If that beachfront condo is looking better and better to you, you’re not alone.
Last year, sales of second homes, from beachside escapes to backwoods retreats, jumped 57 percent from the year before, according to the National Association of Realtors. Twenty-one percent of all homes sold were second homes, up from 9 percent at the height of the recession.
What’s driving the boom? Increasing consumer confidence and buying power are part of it, but economists say buyers these days are looking for more than just weekend fun. They’re buying second homes as investments: renting them out, with long-term plans to make them their primary home.
Close to Home
Real estate listings site Trulia.com found that the most-searched vacation home locations in 2014 clustered around major metropolitan areas. For New Yorkers, Ocean City and North Wildwood in New Jersey’s Cape May County topped the list, ahead of Florida’s Kissimmee, Marco Island and Panama City Beach.
On the West Coast, Big Bear Lake and Lake Arrowhead in Riverside County ranked No. 6 and 7 on the list, respectively. The resorts near Truckee and Lake Tahoe are popular for Bay Area buyers. According to the NAR report, the sweet spot for vacation homes is a median of 200 miles from the primary home — within easy driving distance.
Beach or Mountains?
The old adage about real estate holds as true for vacation homes as it does for primary homes: location, location, location. The NAR survey found that 40 percent of vacation homes purchased in 2014 were by the beach, 19 percent in the country and 17 percent in the mountains, said Jessica Lautz, director of survey research. Most of the beach homes were in the South, where the glut of foreclosures, particularly in Florida, kept prices attractive.
Arizona, typically among the top locations for second homes, had none of the top 20 most-searched ZIP codes or most popular counties in the Trulia vacation home analysis. Boomers who are delaying retirement are moving to areas with a lower cost of living, higher housing affordability and good job growth, according to a NAR report. The top cities: Phoenix and Tucson, Arizona; Boise, Idaho; Greenville, South Carolina; Raleigh, North Carolina; Albuquerque, New Mexico; and Denver.

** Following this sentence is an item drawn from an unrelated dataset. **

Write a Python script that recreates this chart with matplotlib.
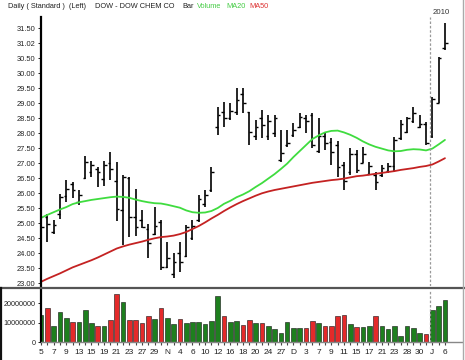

Are There Deals to Be Had?
Deals are still available, given that 45 percent of vacation homes purchased in 2014 were either a foreclosure or a short sale. And many were less pricey condos and townhouses. Those factors helped decrease the median price of vacation homes 11.1 percent, to $150,000, compared to $168,700 in 2013. Median prices last year ranged from $179,000 in Gatlinburg, Tennessee, to $1.8 million in Nantucket, Massachusetts Perhaps as a result, 85 percent of vacation homebuyers surveyed by NAR said they believe now is a good time to buy real estate.
A significant portion of those vacation homebuyers surveyed by NAR used cash, many from their much appreciated 2014 stock portfolios. If they used a mortgage, 48 percent financed less than 70 percent of their purchase price.

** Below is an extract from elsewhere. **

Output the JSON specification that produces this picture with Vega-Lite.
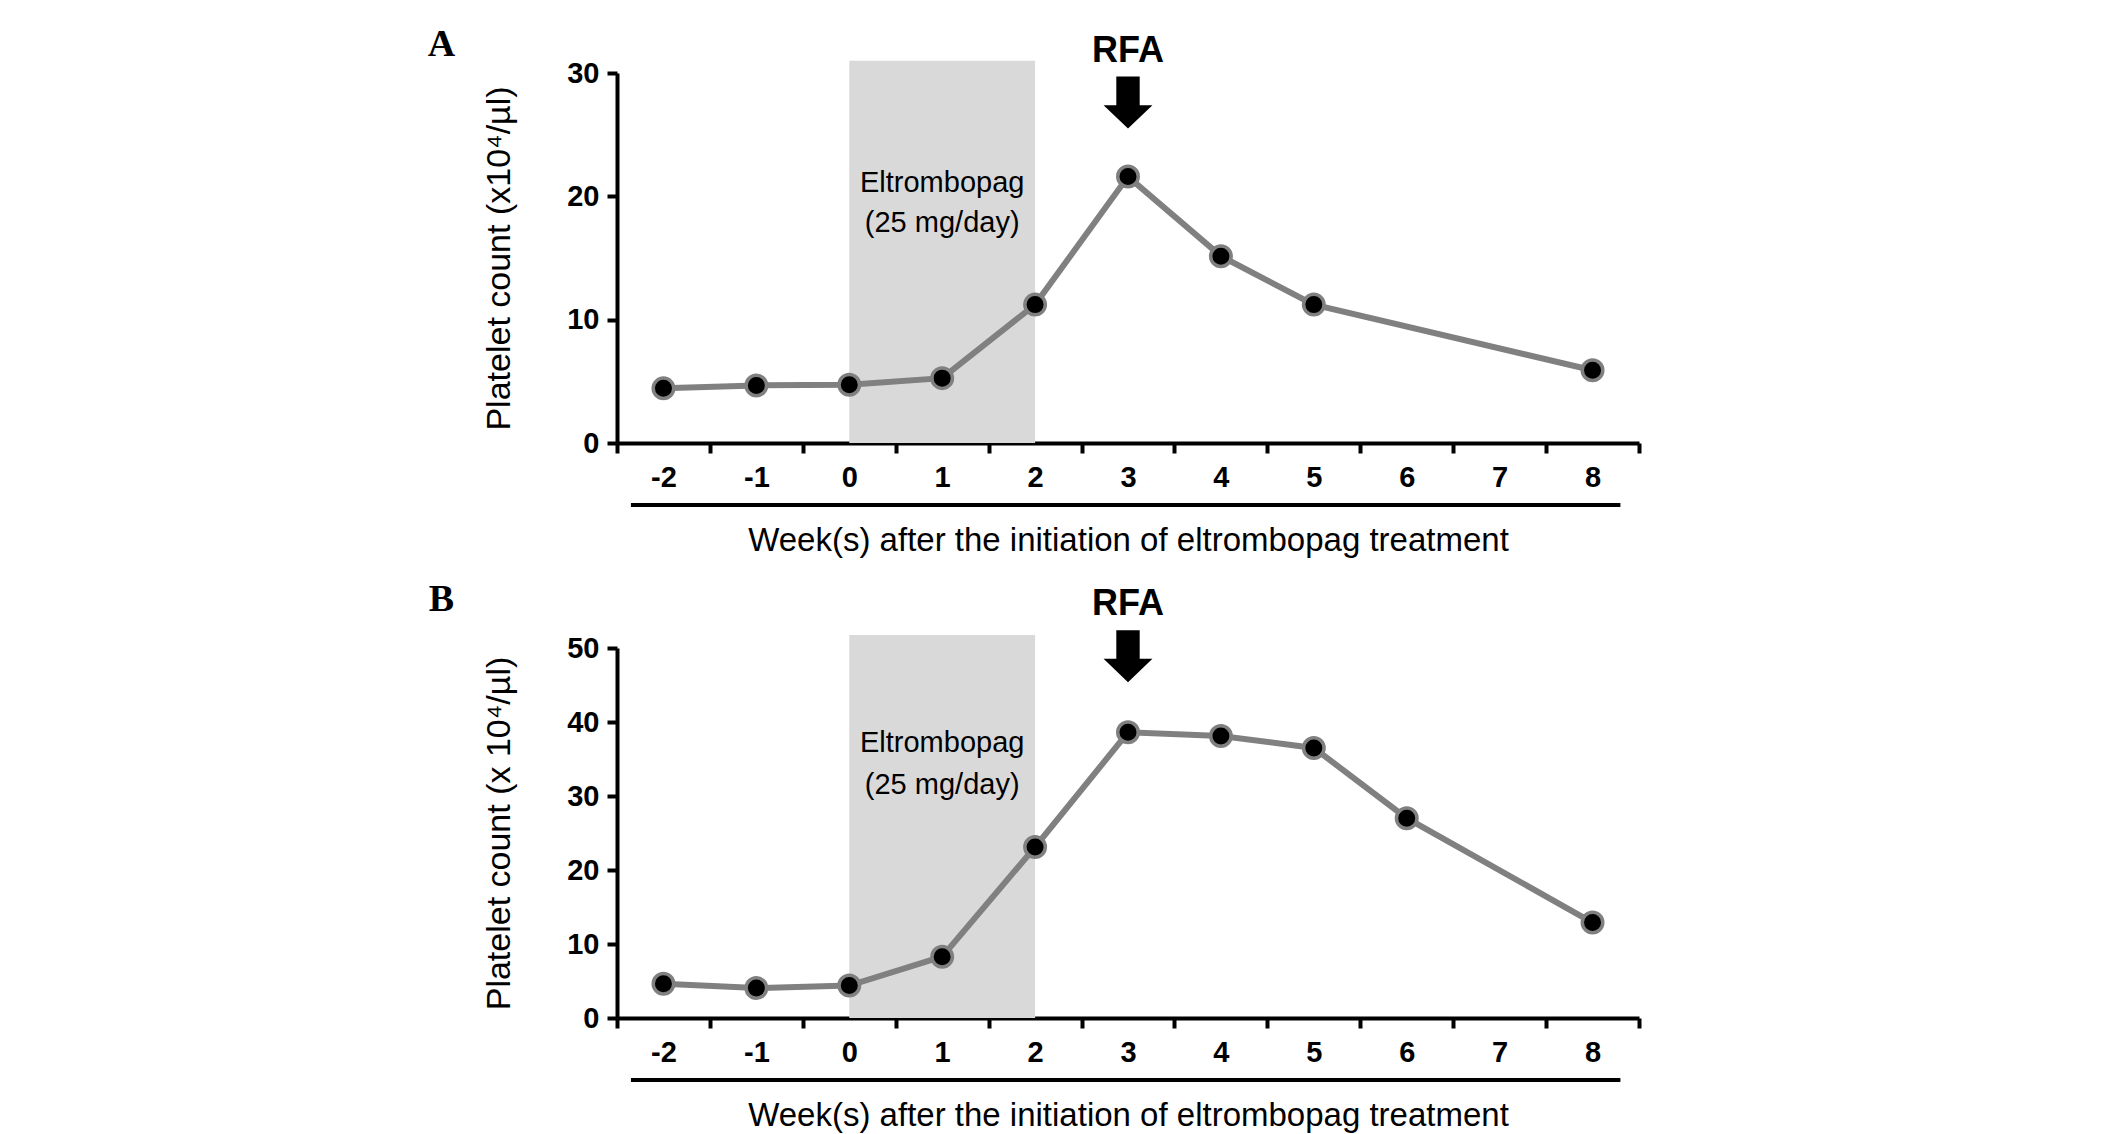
{
  "$schema": "https://vega.github.io/schema/vega-lite/v6.json",
  "background": "white",
  "padding": {"left": 427, "top": 25, "right": 5, "bottom": 5},
  "spacing": 23,
  "config": {
    "view": {"stroke": null},
    "font": "Liberation Sans",
    "axis": {
      "grid": false,
      "domainColor": "black",
      "domainWidth": 4,
      "tickColor": "black",
      "tickWidth": 4,
      "tickSize": 10,
      "labelFont": "Liberation Sans",
      "labelFontWeight": "bold",
      "labelFontSize": 29,
      "labelColor": "black",
      "titleFont": "Liberation Sans",
      "titleFontWeight": "normal",
      "titleColor": "black"
    },
    "axisX": {"labelPadding": 10, "titlePadding": 32, "titleFontSize": 33, "labelAngle": 0},
    "axisY": {"labelPadding": 8, "titlePadding": 50, "titleFontSize": 34}
  },
  "datasets": {
    "panelA": [
      {"week": -2, "count": 4.43},
      {"week": -1, "count": 4.67},
      {"week": 0, "count": 4.72},
      {"week": 1, "count": 5.26},
      {"week": 2, "count": 11.22},
      {"week": 3, "count": 21.6},
      {"week": 4, "count": 15.15},
      {"week": 5, "count": 11.22},
      {"week": 8, "count": 5.9}
    ],
    "panelB": [
      {"week": -2, "count": 4.62},
      {"week": -1, "count": 4.04},
      {"week": 0, "count": 4.38},
      {"week": 1, "count": 8.28},
      {"week": 2, "count": 23.1},
      {"week": 3, "count": 38.6},
      {"week": 4, "count": 38.1},
      {"week": 5, "count": 36.5},
      {"week": 6, "count": 27.0},
      {"week": 8, "count": 12.9}
    ]
  },
  "vconcat": [
    {
      "width": 1022,
      "height": 370,
      "resolve": {"scale": {"x": "independent"}, "axis": {"x": "independent", "y": "independent"}},
      "layer": [
        {
          "data": {"values": [{"start": 0, "end": 2, "top": 31.0}]},
          "mark": {"type": "rect", "color": "#d9d9d9"},
          "encoding": {
            "x": {"field": "start", "type": "quantitative", "scale": {"domain": [-2.5, 8.5], "nice": false, "zero": false}, "axis": null},
            "x2": {"field": "end"},
            "y": {"field": "top", "type": "quantitative", "scale": {"domain": [0, 30]}, "axis": null},
            "y2": {"datum": 0}
          }
        },
        {
          "data": {"values": [{}]},
          "mark": {"type": "rule", "color": "black", "strokeWidth": 4},
          "encoding": {
            "x": {"datum": -2.35, "type": "quantitative", "scale": {"domain": [-2.5, 8.5], "nice": false, "zero": false}, "axis": null},
            "x2": {"datum": 8.3},
            "y": {"datum": -5.03, "type": "quantitative", "scale": {"domain": [0, 30]}, "axis": null}
          }
        },
        {
          "data": {"values": [{"x": 1, "y": 21.1, "label": "Eltrombopag"}, {"x": 1, "y": 17.8, "label": "(25 mg/day)"}]},
          "mark": {"type": "text", "fontSize": 29, "font": "Liberation Sans", "color": "black", "baseline": "middle", "align": "center"},
          "encoding": {
            "x": {"field": "x", "type": "quantitative", "scale": {"domain": [-2.5, 8.5], "nice": false, "zero": false}, "axis": null},
            "y": {"field": "y", "type": "quantitative", "scale": {"domain": [0, 30]}, "axis": null},
            "text": {"field": "label"}
          }
        },
        {
          "data": {"values": [{"x": 3, "y": 31.8, "label": "RFA"}]},
          "mark": {"type": "text", "fontSize": 36, "fontWeight": "bold", "font": "Liberation Sans", "color": "black", "baseline": "middle", "align": "center"},
          "encoding": {
            "x": {"field": "x", "type": "quantitative", "scale": {"domain": [-2.5, 8.5], "nice": false, "zero": false}, "axis": null},
            "y": {"field": "y", "type": "quantitative", "scale": {"domain": [0, 30]}, "axis": null},
            "text": {"field": "label"}
          }
        },
        {
          "data": {"values": [{"x": -4.39, "y": 32.3, "label": "A"}]},
          "mark": {"type": "text", "fontSize": 38, "fontWeight": "bold", "font": "Liberation Serif", "color": "black", "baseline": "middle", "align": "center"},
          "encoding": {
            "x": {"field": "x", "type": "quantitative", "scale": {"domain": [-2.5, 8.5], "nice": false, "zero": false}, "axis": null},
            "y": {"field": "y", "type": "quantitative", "scale": {"domain": [0, 30]}, "axis": null},
            "text": {"field": "label"}
          }
        },
        {
          "data": {"values": [{"x": 3, "y": 27.6}]},
          "mark": {"type": "point", "filled": true, "color": "black", "opacity": 1, "size": 2704, "shape": "M-0.45,-1L0.45,-1L0.45,0.1L0.94,0.1L0,1L-0.94,0.1L-0.45,0.1Z"},
          "encoding": {
            "x": {"field": "x", "type": "quantitative", "scale": {"domain": [-2.5, 8.5], "nice": false, "zero": false}, "axis": null},
            "y": {"field": "y", "type": "quantitative", "scale": {"domain": [0, 30]}, "axis": null}
          }
        },
        {
          "data": {"name": "panelA"},
          "encoding": {
            "x": {
              "field": "week", "type": "ordinal", "bandPosition": 0.5,
              "scale": {"type": "band", "domain": [-2, -1, 0, 1, 2, 3, 4, 5, 6, 7, 8], "paddingInner": 0, "paddingOuter": 0},
              "axis": {"title": "Week(s) after the initiation of eltrombopag treatment", "tickBand": "extent"}
            },
            "y": {
              "field": "count", "type": "quantitative",
              "scale": {"domain": [0, 30]},
              "axis": {"values": [0, 10, 20, 30], "title": "Platelet count (x10⁴/µl)"}
            }
          },
          "layer": [
            {"mark": {"type": "line", "color": "#808080", "strokeWidth": 6}},
            {"mark": {"type": "point", "filled": true, "fill": "black", "stroke": "#808080", "strokeWidth": 3.5, "size": 420, "opacity": 1}}
          ]
        }
      ]
    },
    {
      "width": 1022,
      "height": 370,
      "resolve": {"scale": {"x": "independent"}, "axis": {"x": "independent", "y": "independent"}},
      "layer": [
        {
          "data": {"values": [{"start": 0, "end": 2, "top": 51.75}]},
          "mark": {"type": "rect", "color": "#d9d9d9"},
          "encoding": {
            "x": {"field": "start", "type": "quantitative", "scale": {"domain": [-2.5, 8.5], "nice": false, "zero": false}, "axis": null},
            "x2": {"field": "end"},
            "y": {"field": "top", "type": "quantitative", "scale": {"domain": [0, 50]}, "axis": null},
            "y2": {"datum": 0}
          }
        },
        {
          "data": {"values": [{}]},
          "mark": {"type": "rule", "color": "black", "strokeWidth": 4},
          "encoding": {
            "x": {"datum": -2.35, "type": "quantitative", "scale": {"domain": [-2.5, 8.5], "nice": false, "zero": false}, "axis": null},
            "x2": {"datum": 8.3},
            "y": {"datum": -8.38, "type": "quantitative", "scale": {"domain": [0, 50]}, "axis": null}
          }
        },
        {
          "data": {"values": [{"x": 1, "y": 37.2, "label": "Eltrombopag"}, {"x": 1, "y": 31.5, "label": "(25 mg/day)"}]},
          "mark": {"type": "text", "fontSize": 29, "font": "Liberation Sans", "color": "black", "baseline": "middle", "align": "center"},
          "encoding": {
            "x": {"field": "x", "type": "quantitative", "scale": {"domain": [-2.5, 8.5], "nice": false, "zero": false}, "axis": null},
            "y": {"field": "y", "type": "quantitative", "scale": {"domain": [0, 50]}, "axis": null},
            "text": {"field": "label"}
          }
        },
        {
          "data": {"values": [{"x": 3, "y": 56.0, "label": "RFA"}]},
          "mark": {"type": "text", "fontSize": 36, "fontWeight": "bold", "font": "Liberation Sans", "color": "black", "baseline": "middle", "align": "center"},
          "encoding": {
            "x": {"field": "x", "type": "quantitative", "scale": {"domain": [-2.5, 8.5], "nice": false, "zero": false}, "axis": null},
            "y": {"field": "y", "type": "quantitative", "scale": {"domain": [0, 50]}, "axis": null},
            "text": {"field": "label"}
          }
        },
        {
          "data": {"values": [{"x": -4.39, "y": 56.5, "label": "B"}]},
          "mark": {"type": "text", "fontSize": 38, "fontWeight": "bold", "font": "Liberation Serif", "color": "black", "baseline": "middle", "align": "center"},
          "encoding": {
            "x": {"field": "x", "type": "quantitative", "scale": {"domain": [-2.5, 8.5], "nice": false, "zero": false}, "axis": null},
            "y": {"field": "y", "type": "quantitative", "scale": {"domain": [0, 50]}, "axis": null},
            "text": {"field": "label"}
          }
        },
        {
          "data": {"values": [{"x": 3, "y": 48.9}]},
          "mark": {"type": "point", "filled": true, "color": "black", "opacity": 1, "size": 2704, "shape": "M-0.45,-1L0.45,-1L0.45,0.1L0.94,0.1L0,1L-0.94,0.1L-0.45,0.1Z"},
          "encoding": {
            "x": {"field": "x", "type": "quantitative", "scale": {"domain": [-2.5, 8.5], "nice": false, "zero": false}, "axis": null},
            "y": {"field": "y", "type": "quantitative", "scale": {"domain": [0, 50]}, "axis": null}
          }
        },
        {
          "data": {"name": "panelB"},
          "encoding": {
            "x": {
              "field": "week", "type": "ordinal", "bandPosition": 0.5,
              "scale": {"type": "band", "domain": [-2, -1, 0, 1, 2, 3, 4, 5, 6, 7, 8], "paddingInner": 0, "paddingOuter": 0},
              "axis": {"title": "Week(s) after the initiation of eltrombopag treatment", "tickBand": "extent"}
            },
            "y": {
              "field": "count", "type": "quantitative",
              "scale": {"domain": [0, 50]},
              "axis": {"values": [0, 10, 20, 30, 40, 50], "title": "Platelet count (x 10⁴/µl)"}
            }
          },
          "layer": [
            {"mark": {"type": "line", "color": "#808080", "strokeWidth": 6}},
            {"mark": {"type": "point", "filled": true, "fill": "black", "stroke": "#808080", "strokeWidth": 3.5, "size": 420, "opacity": 1}}
          ]
        }
      ]
    }
  ]
}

Still, home prices and interest rates are expected to continue to rise, and that could mean many of today’s prime locations are less of a bargain.
The Next Hot Markets
Updated 2015 figures show that the top vacation-home counties are shifting to the Florida Gulf Coast, where Fort Myers and Cape Coral in Lee County and Marco Island in Collier County are newly popular, according to Ralph McLaughlin, housing economist for Trulia.com.
Economists expect that sales of second homes will remain robust, particularly if the stock market remains strong and interest rates relatively low. And the incentive to buy sooner rather than later is strongest in many Western markets.
In Napa, California, the average buyer waiting an additional year to purchase will pay an additional $40,182, according to Move.com. In Santa Cruz, California, the cost for waiting jumps to $65,780; in Honolulu, Hawaii, it’s $46,464.
“Current market conditions give buyers the opportunity to build substantial wealth in the long term ... in advance of the projected increase in mortgage rates and continuing price appreciation,” says Jonathan Smoke, chief economist for Realtor.com.